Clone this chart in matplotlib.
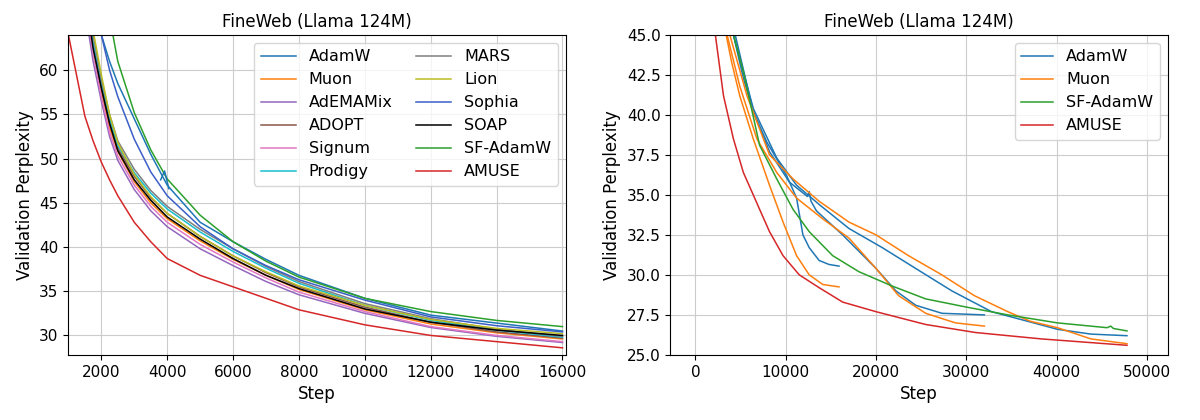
import numpy as np
import matplotlib
matplotlib.use("Agg")
import matplotlib.pyplot as plt

# ---- left panel: all optimizers, 16k steps ----
steps_l = [1000, 1500, 1750, 2000, 2250, 2500, 3000, 3500, 4000, 5000, 6000, 7000, 8000, 10000, 12000, 14000, 16000]
left_curves = {
    "AdamW":    ("#1f77b4", [90, 75, 68, 64, 61, 58.5, 54.5, 50.5, 47.0, 42.8, 40.6, 38.6, 36.8, 34.2, 32.3, 31.4, 30.5]),
    "Muon":     ("#ff7f0e", [85, 68, 62, 57.5, 53.5, 50.8, 47.4, 45.0, 43.2, 40.7, 38.6, 36.8, 35.2, 32.9, 31.3, 30.3, 29.6]),
    "AdEMAMix": ("#9467bd", [84, 67, 61, 56.5, 52.5, 49.8, 46.5, 44.1, 42.3, 39.8, 37.9, 36.1, 34.6, 32.5, 30.9, 29.9, 29.2]),
    "ADOPT":    ("#8c564b", [86, 69, 63, 58, 54, 51.2, 48.0, 45.6, 43.8, 41.2, 39.0, 37.1, 35.5, 33.2, 31.5, 30.4, 29.7]),
    "Signum":   ("#e377c2", [85, 68, 62, 57, 53, 50.3, 47.0, 44.6, 42.8, 40.3, 38.3, 36.5, 34.9, 32.7, 31.0, 30.0, 29.3]),
    "Prodigy":  ("#17becf", [86, 69, 63, 58.5, 54.5, 51.5, 48.4, 46.1, 44.3, 41.7, 39.5, 37.6, 35.9, 33.4, 31.7, 30.6, 29.8]),
    "MARS":     ("#7f7f7f", [87, 70, 64, 59, 55, 52, 48.8, 46.4, 44.6, 42.0, 39.8, 37.8, 36.1, 33.6, 31.9, 30.7, 29.9]),
    "Lion":     ("#bcbd22", [88, 71, 64.5, 59.5, 55, 51.8, 48.2, 45.7, 43.8, 41.2, 39.0, 37.2, 35.6, 33.4, 31.8, 30.8, 30.2]),
    "Sophia":   ("#3b5fc7", [95, 78, 70, 64, 60, 57, 52.2, 48.5, 45.8, 42.3, 39.8, 37.9, 36.3, 34.0, 32.1, 31.1, 30.4]),
    "SOAP":     ("#000000", [86, 69, 62.5, 58, 54, 50.9, 47.6, 45.3, 43.4, 40.9, 38.7, 36.8, 35.3, 33.0, 31.5, 30.6, 30.0]),
    "SF-AdamW": ("#2ca02c", [110, 90, 80, 72, 66, 61, 55.2, 51.0, 47.7, 43.6, 40.6, 38.4, 36.6, 34.2, 32.7, 31.7, 31.0]),
    "AMUSE":    ("#d62728", [64, 54.8, 52.0, 49.6, 47.6, 45.8, 42.8, 40.6, 38.7, 36.8, 35.5, 34.2, 32.9, 31.2, 30.0, 29.3, 28.6]),
}
adamw_spike_x = [3800, 3920, 4050]
adamw_spike_y = [47.6, 48.6, 46.6]

# ---- right panel: runs of several lengths ----
adamw_16k_x = [4200, 5300, 6400, 7900, 10100, 11200, 11900, 12600, 13700, 14800, 15900]
adamw_16k_y = [45, 42.3, 40.2, 38.3, 36.2, 34.8, 32.5, 31.7, 30.9, 30.65, 30.55]
adamw_32k_x = [4400, 6400, 8200, 10400, 12400, 12600, 12800, 13400, 16300, 20000, 22200, 24400, 27300, 32000]
adamw_32k_y = [45, 40.2, 37.7, 35.8, 34.9, 35.2, 34.6, 34.0, 32.5, 30.4, 29.0, 28.1, 27.6, 27.5]
adamw_48k_x = [4200, 6400, 9000, 11200, 13700, 17000, 20700, 24400, 28400, 32800, 36800, 40100, 43800, 47800]
adamw_48k_y = [45, 40.4, 37.3, 35.6, 34.4, 32.9, 31.7, 30.4, 29.0, 27.7, 27.1, 26.6, 26.3, 26.2]
muon_16k_x = [3400, 4000, 4900, 6400, 8200, 9700, 11200, 12600, 14100, 15900]
muon_16k_y = [45, 43.3, 41.2, 38.5, 35.6, 33.3, 31.2, 30.0, 29.4, 29.25]
muon_32k_x = [3500, 4900, 6800, 9000, 11200, 14100, 17000, 20000, 22500, 25500, 28800, 32000]
muon_32k_y = [45, 41.8, 38.5, 36.4, 34.8, 33.5, 32.3, 30.4, 28.7, 27.6, 27.0, 26.8]
muon_48k_x = [3800, 5700, 8200, 10800, 13700, 17000, 20000, 23600, 27300, 30900, 34600, 37100, 40100, 43800, 47800]
muon_48k_y = [45, 41.2, 37.5, 36.0, 34.6, 33.3, 32.5, 31.2, 30.0, 28.7, 27.7, 27.1, 26.7, 26.0, 25.7]
sf_x = [4200, 5300, 7100, 9000, 10800, 12600, 15200, 18100, 21800, 25500, 29900, 34600, 40100, 45600, 46000, 46300, 47800]
sf_y = [45, 42.7, 38.1, 36.0, 34.1, 32.7, 31.2, 30.2, 29.3, 28.5, 28.0, 27.5, 27.0, 26.7, 26.8, 26.65, 26.5]
amuse_x = [2200, 3100, 4200, 5300, 6400, 7100, 8200, 9700, 11500, 13700, 16300, 20000, 25500, 31000, 38300, 47800]
amuse_y = [45, 41.2, 38.5, 36.4, 35.0, 34.1, 32.7, 31.2, 30.0, 29.2, 28.3, 27.7, 26.9, 26.4, 26.0, 25.6]

fig, (ax1, ax2) = plt.subplots(1, 2, figsize=(12, 4.2), dpi=100)
plt.subplots_adjust(left=0.057, right=0.973, top=0.917, bottom=0.155, wspace=0.21)

for name, (col, vals) in left_curves.items():
    ax1.plot(steps_l, vals, color=col, lw=1.1, label=name)
ax1.plot(adamw_spike_x, adamw_spike_y, color="#1f77b4", lw=1.1)
ax1.set_xlim(1000, 16100)
ax1.set_ylim(27.8, 64)
ax1.set_xticks(range(2000, 16001, 2000))
ax1.set_yticks(range(30, 61, 5))
ax1.grid(True, color="#cccccc")
ax1.set_title("FineWeb (Llama 124M)", fontsize=12)
ax1.set_xlabel("Step", fontsize=12)
ax1.set_ylabel("Validation Perplexity", fontsize=12)
ax1.tick_params(labelsize=11)
ax1.legend(ncol=2, loc="upper right", fontsize=11.5, handlelength=2.2, columnspacing=1.5)

blue, orange, green, red = "#1f77b4", "#ff7f0e", "#2ca02c", "#d62728"
ax2.plot(adamw_16k_x, adamw_16k_y, color=blue, lw=1.1, label="AdamW")
ax2.plot(adamw_32k_x, adamw_32k_y, color=blue, lw=1.1)
ax2.plot(adamw_48k_x, adamw_48k_y, color=blue, lw=1.1)
ax2.plot(muon_16k_x, muon_16k_y, color=orange, lw=1.1, label="Muon")
ax2.plot(muon_32k_x, muon_32k_y, color=orange, lw=1.1)
ax2.plot(muon_48k_x, muon_48k_y, color=orange, lw=1.1)
ax2.plot(sf_x, sf_y, color=green, lw=1.1, label="SF-AdamW")
ax2.plot(amuse_x, amuse_y, color=red, lw=1.1, label="AMUSE")
ax2.set_xlim(-2800, 52300)
ax2.set_ylim(25, 45)
ax2.set_xticks(range(0, 50001, 10000))
ax2.set_yticks(np.arange(25, 45.1, 2.5))
ax2.grid(True, color="#cccccc")
ax2.set_title("FineWeb (Llama 124M)", fontsize=12)
ax2.set_xlabel("Step", fontsize=12)
ax2.set_ylabel("Validation Perplexity", fontsize=12)
ax2.tick_params(labelsize=11)
ax2.legend(loc="upper right", fontsize=11.5)

plt.savefig("out.png", dpi=100)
-=-=-
» WORK TO BE COMPLETED: Find how many lines hold the string "matplotlib", and state that number alone.

» SOLVED PROBLEM: 4